# Task to carry out
Repeat the listing word for word. No pictures belong in the copy.
** START **
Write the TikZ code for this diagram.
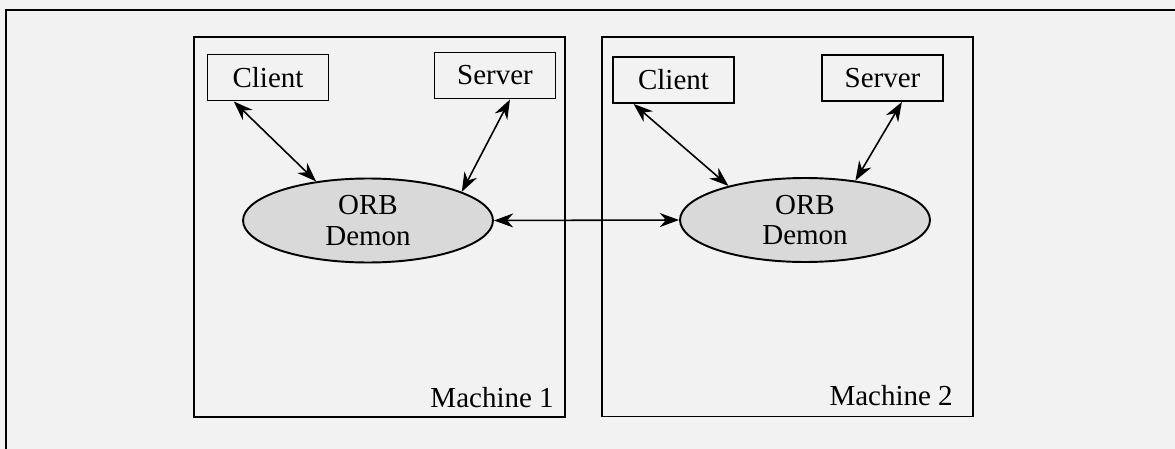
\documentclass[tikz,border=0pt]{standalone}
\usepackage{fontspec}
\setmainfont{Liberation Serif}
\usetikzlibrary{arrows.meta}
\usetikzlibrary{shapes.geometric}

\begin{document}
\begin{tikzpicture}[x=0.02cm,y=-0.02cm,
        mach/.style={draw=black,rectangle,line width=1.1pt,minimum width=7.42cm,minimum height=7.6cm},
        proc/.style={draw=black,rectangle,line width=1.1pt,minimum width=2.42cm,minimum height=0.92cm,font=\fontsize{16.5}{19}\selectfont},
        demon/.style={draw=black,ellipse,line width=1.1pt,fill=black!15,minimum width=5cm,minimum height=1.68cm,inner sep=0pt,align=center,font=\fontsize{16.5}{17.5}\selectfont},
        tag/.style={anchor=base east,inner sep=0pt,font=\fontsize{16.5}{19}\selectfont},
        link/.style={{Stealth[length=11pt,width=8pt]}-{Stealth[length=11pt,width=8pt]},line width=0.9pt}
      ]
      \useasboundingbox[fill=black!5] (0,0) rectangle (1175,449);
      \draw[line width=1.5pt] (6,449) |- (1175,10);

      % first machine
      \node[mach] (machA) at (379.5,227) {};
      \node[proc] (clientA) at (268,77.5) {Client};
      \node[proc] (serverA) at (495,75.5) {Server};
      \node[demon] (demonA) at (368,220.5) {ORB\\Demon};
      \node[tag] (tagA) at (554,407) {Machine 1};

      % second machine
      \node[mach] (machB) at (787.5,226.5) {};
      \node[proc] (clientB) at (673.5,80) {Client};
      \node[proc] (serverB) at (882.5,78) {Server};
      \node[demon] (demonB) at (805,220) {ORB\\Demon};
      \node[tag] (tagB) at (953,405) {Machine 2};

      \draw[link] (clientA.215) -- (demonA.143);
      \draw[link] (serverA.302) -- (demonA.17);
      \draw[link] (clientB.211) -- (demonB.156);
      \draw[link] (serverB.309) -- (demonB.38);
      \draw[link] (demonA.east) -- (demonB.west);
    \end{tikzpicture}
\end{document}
** END **
# Answer in full
Write the TikZ code for this diagram.
\documentclass[tikz,border=0pt]{standalone}
\usepackage{fontspec}
\setmainfont{Liberation Serif}
\usetikzlibrary{arrows.meta}
\usetikzlibrary{shapes.geometric}

\begin{document}
\begin{tikzpicture}[x=0.02cm,y=-0.02cm,
        mach/.style={draw=black,rectangle,line width=1.1pt,minimum width=7.42cm,minimum height=7.6cm},
        proc/.style={draw=black,rectangle,line width=1.1pt,minimum width=2.42cm,minimum height=0.92cm,font=\fontsize{16.5}{19}\selectfont},
        demon/.style={draw=black,ellipse,line width=1.1pt,fill=black!15,minimum width=5cm,minimum height=1.68cm,inner sep=0pt,align=center,font=\fontsize{16.5}{17.5}\selectfont},
        tag/.style={anchor=base east,inner sep=0pt,font=\fontsize{16.5}{19}\selectfont},
        link/.style={{Stealth[length=11pt,width=8pt]}-{Stealth[length=11pt,width=8pt]},line width=0.9pt}
      ]
      \useasboundingbox[fill=black!5] (0,0) rectangle (1175,449);
      \draw[line width=1.5pt] (6,449) |- (1175,10);

      % first machine
      \node[mach] (machA) at (379.5,227) {};
      \node[proc] (clientA) at (268,77.5) {Client};
      \node[proc] (serverA) at (495,75.5) {Server};
      \node[demon] (demonA) at (368,220.5) {ORB\\Demon};
      \node[tag] (tagA) at (554,407) {Machine 1};

      % second machine
      \node[mach] (machB) at (787.5,226.5) {};
      \node[proc] (clientB) at (673.5,80) {Client};
      \node[proc] (serverB) at (882.5,78) {Server};
      \node[demon] (demonB) at (805,220) {ORB\\Demon};
      \node[tag] (tagB) at (953,405) {Machine 2};

      \draw[link] (clientA.215) -- (demonA.143);
      \draw[link] (serverA.302) -- (demonA.17);
      \draw[link] (clientB.211) -- (demonB.156);
      \draw[link] (serverB.309) -- (demonB.38);
      \draw[link] (demonA.east) -- (demonB.west);
    \end{tikzpicture}
\end{document}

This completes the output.